To do – How many lines in the listing below include the word "this"? Answer with the number and nothing else.

Supplied records –
__________
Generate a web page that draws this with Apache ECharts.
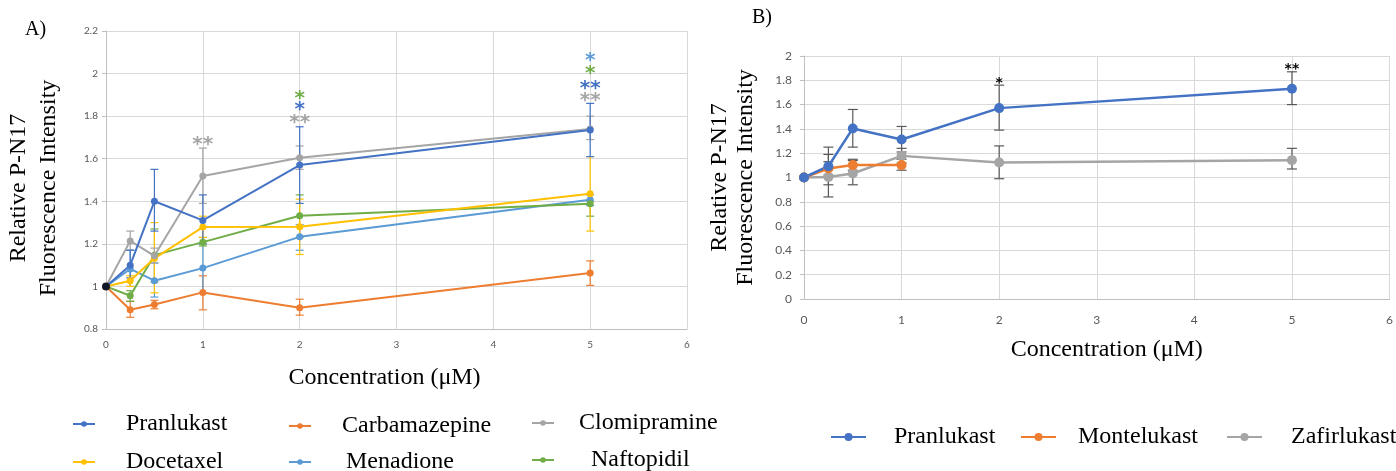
__________
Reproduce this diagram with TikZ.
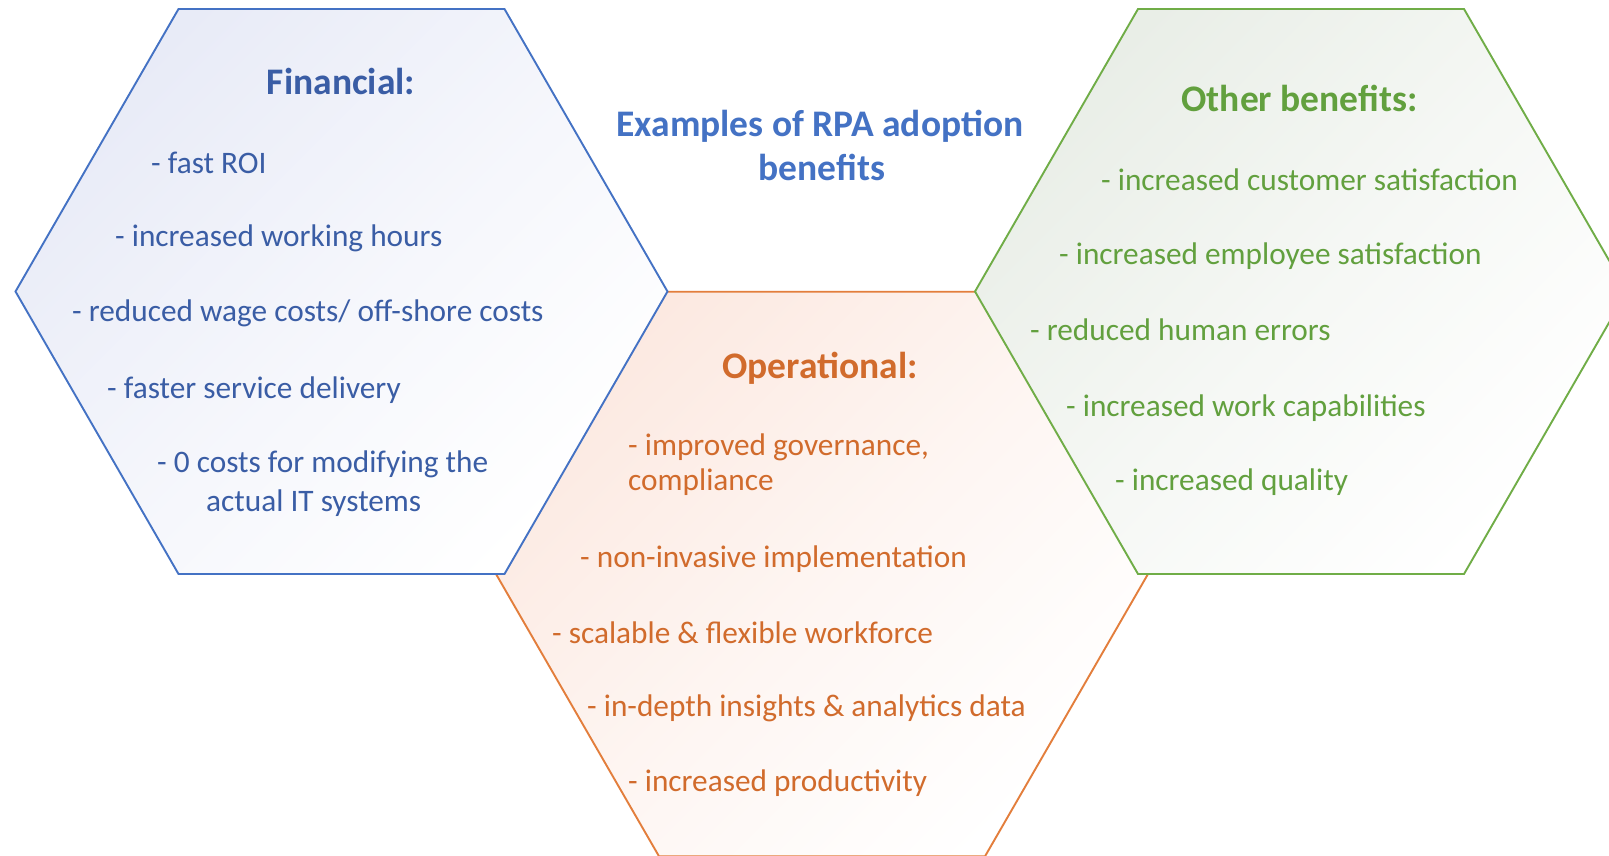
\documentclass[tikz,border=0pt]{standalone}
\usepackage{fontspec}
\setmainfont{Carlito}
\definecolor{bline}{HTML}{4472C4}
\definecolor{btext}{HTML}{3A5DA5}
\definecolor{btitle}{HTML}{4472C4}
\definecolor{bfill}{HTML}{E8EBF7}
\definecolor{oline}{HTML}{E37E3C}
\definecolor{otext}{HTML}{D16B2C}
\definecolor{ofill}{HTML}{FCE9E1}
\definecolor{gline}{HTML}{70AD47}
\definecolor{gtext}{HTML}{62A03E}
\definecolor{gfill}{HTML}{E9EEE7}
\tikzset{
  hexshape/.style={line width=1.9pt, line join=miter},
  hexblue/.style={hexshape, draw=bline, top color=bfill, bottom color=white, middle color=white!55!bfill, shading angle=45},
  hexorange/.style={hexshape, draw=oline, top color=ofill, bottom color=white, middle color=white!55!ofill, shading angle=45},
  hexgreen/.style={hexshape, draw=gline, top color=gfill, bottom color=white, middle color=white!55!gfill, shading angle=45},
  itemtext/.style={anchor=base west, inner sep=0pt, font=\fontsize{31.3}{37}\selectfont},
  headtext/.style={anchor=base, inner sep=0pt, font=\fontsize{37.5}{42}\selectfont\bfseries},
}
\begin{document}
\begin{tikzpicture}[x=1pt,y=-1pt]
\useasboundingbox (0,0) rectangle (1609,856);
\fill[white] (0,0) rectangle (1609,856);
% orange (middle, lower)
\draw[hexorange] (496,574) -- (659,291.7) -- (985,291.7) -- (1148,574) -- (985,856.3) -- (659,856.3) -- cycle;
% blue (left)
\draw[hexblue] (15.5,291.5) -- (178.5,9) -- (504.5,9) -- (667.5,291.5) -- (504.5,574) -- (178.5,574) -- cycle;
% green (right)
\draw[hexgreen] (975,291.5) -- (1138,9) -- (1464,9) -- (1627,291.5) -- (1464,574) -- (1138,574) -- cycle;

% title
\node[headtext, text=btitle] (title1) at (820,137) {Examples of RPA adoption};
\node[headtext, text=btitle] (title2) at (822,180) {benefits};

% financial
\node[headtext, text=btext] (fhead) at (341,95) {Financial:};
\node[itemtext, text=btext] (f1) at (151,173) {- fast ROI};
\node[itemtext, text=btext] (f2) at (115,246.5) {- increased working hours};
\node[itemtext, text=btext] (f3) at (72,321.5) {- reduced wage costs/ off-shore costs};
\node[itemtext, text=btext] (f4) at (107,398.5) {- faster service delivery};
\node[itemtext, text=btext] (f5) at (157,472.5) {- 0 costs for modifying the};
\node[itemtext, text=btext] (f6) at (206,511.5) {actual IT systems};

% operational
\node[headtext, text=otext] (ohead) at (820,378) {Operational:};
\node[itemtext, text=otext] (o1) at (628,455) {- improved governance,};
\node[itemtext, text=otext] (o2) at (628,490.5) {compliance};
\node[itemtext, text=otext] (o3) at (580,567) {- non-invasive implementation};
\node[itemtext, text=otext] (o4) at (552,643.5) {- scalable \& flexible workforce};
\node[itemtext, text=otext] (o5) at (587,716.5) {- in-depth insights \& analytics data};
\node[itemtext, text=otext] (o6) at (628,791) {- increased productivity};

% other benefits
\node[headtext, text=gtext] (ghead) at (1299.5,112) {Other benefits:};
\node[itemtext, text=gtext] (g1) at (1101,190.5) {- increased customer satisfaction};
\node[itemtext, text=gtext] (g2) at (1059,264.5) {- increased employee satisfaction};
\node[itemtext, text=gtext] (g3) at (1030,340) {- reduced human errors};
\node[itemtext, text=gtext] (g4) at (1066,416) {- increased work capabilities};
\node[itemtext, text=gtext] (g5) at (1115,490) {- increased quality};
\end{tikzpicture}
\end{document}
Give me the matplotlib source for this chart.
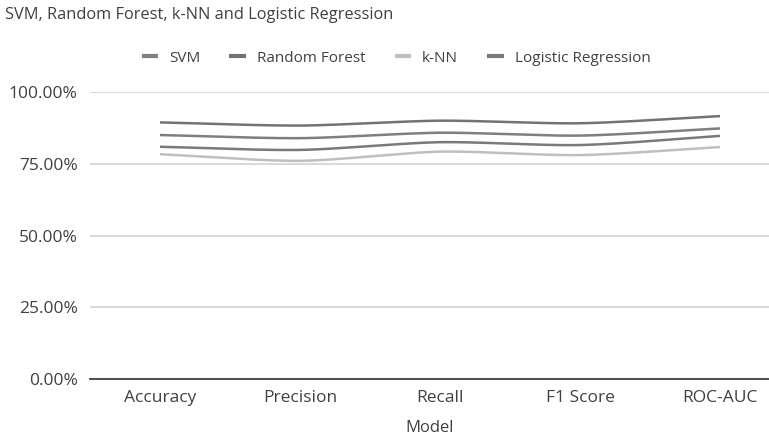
__________
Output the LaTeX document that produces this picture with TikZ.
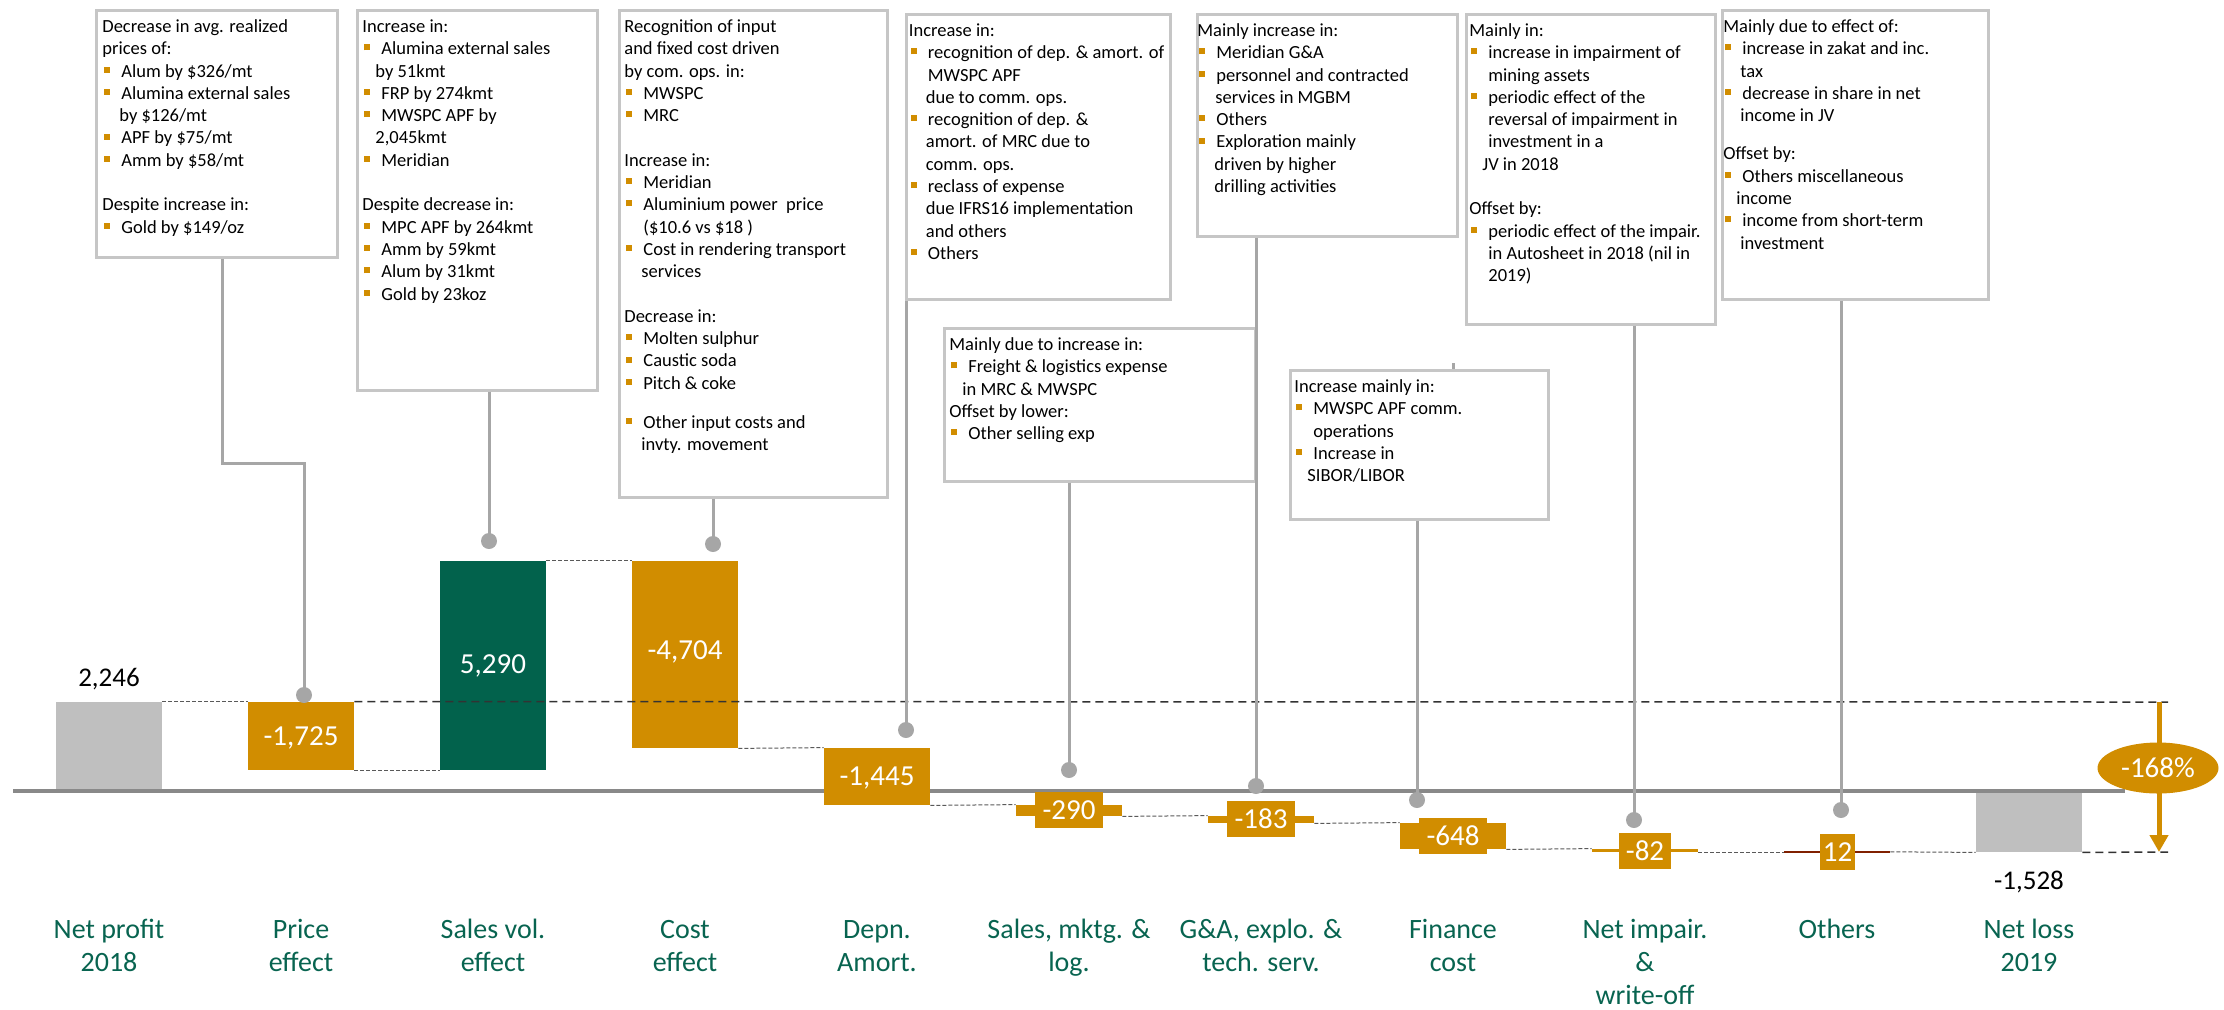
__________
Problem solution – 4